Instructions for the task: Pull out every line with the word "this" from the entries below.

Exercise data:
+++

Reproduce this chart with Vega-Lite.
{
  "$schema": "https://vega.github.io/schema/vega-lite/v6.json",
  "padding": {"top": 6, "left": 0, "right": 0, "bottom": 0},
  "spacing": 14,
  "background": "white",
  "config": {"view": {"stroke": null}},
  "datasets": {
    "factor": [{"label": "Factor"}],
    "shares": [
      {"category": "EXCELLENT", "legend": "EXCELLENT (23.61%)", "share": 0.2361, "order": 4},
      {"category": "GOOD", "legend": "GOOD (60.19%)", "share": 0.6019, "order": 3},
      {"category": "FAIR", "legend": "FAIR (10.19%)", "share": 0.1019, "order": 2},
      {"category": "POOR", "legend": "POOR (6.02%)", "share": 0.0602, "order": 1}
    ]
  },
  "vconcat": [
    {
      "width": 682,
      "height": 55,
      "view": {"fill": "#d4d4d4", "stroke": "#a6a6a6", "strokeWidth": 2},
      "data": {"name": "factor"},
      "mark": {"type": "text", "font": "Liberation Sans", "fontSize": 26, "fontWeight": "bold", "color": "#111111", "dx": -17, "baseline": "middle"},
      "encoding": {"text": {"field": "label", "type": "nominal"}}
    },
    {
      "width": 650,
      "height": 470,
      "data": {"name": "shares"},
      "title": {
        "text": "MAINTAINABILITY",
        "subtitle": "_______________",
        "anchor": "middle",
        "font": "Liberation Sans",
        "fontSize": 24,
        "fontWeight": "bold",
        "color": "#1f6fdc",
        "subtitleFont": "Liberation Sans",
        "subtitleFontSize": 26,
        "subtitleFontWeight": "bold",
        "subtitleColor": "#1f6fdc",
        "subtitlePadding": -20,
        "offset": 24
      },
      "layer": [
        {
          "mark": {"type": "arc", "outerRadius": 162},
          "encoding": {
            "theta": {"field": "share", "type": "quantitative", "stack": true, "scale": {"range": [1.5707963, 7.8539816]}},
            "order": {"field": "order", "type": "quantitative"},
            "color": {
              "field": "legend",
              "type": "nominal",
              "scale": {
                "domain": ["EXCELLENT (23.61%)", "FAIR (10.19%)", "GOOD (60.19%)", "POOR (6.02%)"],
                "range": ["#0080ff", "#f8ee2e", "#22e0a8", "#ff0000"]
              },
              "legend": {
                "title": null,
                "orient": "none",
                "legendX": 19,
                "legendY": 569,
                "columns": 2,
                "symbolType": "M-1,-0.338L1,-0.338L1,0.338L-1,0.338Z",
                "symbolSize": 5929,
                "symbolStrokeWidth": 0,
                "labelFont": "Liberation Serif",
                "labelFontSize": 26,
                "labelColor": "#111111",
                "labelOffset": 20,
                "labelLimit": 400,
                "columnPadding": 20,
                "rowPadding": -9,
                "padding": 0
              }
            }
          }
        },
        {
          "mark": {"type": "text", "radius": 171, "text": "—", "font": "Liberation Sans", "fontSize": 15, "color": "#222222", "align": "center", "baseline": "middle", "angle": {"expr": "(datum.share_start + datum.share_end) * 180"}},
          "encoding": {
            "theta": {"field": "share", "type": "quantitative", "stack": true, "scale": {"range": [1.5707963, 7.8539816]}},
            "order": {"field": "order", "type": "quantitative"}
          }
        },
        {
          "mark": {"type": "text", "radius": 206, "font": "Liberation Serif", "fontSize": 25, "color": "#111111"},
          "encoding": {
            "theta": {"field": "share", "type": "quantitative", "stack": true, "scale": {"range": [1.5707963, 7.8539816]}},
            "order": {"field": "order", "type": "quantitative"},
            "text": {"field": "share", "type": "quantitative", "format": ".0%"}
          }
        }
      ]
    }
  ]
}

+++

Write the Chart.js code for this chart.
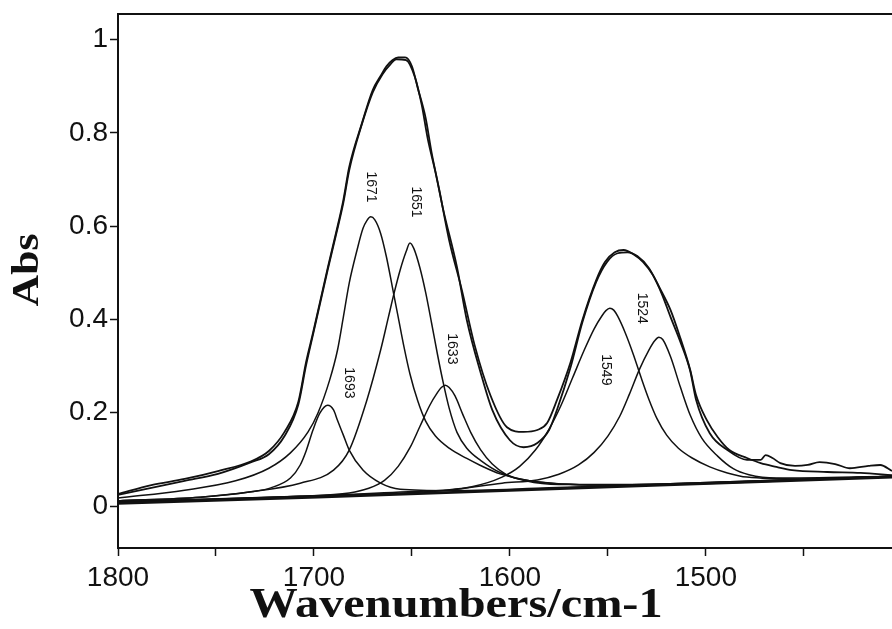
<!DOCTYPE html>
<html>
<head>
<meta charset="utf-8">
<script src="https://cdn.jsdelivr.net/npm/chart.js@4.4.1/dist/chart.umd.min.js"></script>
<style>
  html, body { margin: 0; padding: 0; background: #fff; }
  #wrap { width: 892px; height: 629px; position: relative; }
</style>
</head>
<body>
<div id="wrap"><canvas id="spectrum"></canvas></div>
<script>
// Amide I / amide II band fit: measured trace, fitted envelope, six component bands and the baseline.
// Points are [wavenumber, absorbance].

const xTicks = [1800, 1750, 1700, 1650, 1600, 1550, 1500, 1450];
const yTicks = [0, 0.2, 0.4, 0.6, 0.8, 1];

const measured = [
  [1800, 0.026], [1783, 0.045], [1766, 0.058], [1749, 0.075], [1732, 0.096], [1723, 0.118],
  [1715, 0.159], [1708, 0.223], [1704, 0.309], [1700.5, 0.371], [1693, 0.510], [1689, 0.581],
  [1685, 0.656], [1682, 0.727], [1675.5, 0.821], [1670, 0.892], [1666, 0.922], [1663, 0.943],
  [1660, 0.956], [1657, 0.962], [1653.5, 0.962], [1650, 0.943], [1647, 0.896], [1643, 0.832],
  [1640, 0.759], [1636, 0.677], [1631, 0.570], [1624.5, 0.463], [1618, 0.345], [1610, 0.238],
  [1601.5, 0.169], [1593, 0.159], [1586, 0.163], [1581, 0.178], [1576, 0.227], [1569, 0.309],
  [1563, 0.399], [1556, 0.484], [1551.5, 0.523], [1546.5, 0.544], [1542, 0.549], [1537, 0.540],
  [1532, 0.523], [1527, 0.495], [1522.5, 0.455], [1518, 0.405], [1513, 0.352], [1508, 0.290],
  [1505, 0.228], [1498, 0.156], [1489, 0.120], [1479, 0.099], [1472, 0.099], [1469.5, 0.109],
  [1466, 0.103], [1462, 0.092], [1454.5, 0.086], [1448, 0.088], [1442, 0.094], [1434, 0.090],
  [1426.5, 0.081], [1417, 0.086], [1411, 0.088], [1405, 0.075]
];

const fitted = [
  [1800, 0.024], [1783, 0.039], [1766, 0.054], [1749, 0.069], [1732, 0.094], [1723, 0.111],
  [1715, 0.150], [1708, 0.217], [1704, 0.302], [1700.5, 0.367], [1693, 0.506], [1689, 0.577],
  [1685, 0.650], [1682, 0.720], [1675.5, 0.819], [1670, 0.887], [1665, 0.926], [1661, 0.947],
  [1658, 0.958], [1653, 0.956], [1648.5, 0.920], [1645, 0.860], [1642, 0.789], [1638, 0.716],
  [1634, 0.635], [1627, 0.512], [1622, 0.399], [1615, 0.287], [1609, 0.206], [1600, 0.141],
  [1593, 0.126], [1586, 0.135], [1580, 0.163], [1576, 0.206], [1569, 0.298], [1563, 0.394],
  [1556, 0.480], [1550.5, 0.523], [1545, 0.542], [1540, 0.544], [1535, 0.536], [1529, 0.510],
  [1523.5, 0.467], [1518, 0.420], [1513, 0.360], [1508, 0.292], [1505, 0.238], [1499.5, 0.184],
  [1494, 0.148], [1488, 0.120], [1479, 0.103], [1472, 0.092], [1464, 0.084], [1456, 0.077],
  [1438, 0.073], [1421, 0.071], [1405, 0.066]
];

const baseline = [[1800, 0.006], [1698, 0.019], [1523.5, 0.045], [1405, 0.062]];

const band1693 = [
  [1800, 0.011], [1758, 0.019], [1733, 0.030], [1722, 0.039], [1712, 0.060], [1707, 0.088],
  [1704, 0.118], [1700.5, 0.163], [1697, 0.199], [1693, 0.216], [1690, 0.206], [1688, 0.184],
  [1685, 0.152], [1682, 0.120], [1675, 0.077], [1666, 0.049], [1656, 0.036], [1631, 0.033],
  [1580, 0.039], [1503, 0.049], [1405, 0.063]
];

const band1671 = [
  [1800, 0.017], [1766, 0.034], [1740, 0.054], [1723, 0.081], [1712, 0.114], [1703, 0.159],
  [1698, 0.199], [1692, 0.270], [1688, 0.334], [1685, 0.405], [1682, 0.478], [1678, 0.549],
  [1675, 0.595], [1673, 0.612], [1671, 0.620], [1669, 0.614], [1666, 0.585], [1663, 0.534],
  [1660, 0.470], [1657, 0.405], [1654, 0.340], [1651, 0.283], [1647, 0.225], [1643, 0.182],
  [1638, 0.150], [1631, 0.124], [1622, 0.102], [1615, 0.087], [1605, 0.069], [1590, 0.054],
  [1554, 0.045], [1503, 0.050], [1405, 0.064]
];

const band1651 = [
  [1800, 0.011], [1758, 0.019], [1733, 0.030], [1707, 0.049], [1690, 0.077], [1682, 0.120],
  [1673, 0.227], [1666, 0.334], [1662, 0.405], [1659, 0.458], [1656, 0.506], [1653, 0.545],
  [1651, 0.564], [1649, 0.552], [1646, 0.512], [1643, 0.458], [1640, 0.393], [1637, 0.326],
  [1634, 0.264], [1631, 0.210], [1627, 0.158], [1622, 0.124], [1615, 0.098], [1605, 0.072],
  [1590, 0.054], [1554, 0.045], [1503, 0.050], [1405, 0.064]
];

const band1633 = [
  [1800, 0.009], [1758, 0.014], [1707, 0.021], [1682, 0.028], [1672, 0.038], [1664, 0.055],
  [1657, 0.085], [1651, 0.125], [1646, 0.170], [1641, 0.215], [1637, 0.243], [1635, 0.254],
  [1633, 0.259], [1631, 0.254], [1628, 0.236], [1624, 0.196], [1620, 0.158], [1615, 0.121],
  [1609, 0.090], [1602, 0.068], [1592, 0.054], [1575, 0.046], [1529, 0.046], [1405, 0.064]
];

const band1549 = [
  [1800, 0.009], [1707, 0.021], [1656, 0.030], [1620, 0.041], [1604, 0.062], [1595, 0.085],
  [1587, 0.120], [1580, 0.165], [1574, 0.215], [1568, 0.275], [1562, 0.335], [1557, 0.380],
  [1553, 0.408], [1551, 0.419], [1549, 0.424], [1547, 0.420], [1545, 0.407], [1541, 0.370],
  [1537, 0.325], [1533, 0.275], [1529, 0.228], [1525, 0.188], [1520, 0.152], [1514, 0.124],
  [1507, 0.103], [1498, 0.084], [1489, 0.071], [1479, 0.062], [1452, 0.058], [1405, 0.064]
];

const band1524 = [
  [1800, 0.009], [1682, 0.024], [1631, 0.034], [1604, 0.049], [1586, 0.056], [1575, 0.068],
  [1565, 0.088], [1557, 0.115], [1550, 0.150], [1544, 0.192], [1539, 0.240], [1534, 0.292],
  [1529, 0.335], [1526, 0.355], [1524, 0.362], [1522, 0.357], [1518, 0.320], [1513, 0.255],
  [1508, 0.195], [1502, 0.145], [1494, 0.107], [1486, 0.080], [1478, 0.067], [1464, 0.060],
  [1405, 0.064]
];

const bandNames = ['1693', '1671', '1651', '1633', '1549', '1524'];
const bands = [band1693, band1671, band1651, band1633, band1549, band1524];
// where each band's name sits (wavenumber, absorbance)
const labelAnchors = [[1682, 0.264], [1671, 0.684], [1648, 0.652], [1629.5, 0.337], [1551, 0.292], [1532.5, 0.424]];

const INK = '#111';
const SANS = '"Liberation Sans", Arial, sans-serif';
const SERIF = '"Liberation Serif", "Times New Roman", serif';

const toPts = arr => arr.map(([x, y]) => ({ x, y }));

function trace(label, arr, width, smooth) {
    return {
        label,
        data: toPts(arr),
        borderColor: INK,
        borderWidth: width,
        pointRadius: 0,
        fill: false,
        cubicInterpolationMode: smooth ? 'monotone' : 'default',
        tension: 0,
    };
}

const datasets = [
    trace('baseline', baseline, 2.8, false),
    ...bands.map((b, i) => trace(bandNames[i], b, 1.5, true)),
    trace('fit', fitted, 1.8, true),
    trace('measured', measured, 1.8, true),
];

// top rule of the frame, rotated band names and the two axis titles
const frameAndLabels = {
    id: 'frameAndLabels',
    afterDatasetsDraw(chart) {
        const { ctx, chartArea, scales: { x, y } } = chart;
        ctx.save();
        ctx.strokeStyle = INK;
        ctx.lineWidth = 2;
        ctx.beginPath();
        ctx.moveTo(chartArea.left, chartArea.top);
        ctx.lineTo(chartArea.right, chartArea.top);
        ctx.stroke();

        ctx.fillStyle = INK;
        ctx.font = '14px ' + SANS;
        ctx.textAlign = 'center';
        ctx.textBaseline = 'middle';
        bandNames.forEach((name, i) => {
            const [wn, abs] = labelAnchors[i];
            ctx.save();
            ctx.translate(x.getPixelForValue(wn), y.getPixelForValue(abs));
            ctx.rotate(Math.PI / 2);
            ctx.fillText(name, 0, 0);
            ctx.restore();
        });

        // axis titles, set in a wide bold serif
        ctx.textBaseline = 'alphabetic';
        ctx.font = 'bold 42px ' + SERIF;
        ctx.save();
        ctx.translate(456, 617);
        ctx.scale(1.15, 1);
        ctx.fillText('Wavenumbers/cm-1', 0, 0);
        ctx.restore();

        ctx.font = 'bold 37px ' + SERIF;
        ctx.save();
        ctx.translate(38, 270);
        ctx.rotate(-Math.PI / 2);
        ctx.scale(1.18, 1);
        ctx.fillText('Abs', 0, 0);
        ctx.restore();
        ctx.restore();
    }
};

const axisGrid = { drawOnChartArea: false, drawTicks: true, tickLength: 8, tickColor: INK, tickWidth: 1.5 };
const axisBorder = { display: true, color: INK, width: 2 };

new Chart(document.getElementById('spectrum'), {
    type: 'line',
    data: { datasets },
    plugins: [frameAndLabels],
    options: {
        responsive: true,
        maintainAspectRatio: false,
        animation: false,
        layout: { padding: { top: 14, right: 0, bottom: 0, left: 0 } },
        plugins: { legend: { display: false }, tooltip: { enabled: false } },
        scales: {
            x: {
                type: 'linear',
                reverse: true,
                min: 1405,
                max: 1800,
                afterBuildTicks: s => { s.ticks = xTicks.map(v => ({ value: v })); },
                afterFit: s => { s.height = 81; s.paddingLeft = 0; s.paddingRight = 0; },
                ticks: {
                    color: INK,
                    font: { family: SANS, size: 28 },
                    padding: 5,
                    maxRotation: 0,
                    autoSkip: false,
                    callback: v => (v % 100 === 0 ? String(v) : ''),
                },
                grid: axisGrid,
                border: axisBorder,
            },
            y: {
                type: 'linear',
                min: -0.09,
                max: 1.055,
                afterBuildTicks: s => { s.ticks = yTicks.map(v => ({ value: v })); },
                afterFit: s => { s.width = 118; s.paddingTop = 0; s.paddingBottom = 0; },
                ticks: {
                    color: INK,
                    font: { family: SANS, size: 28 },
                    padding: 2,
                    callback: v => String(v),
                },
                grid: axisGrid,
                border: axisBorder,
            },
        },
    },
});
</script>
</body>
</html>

+++

Completed exercise:
Reproduce this chart with Vega-Lite.
Write the Chart.js code for this chart.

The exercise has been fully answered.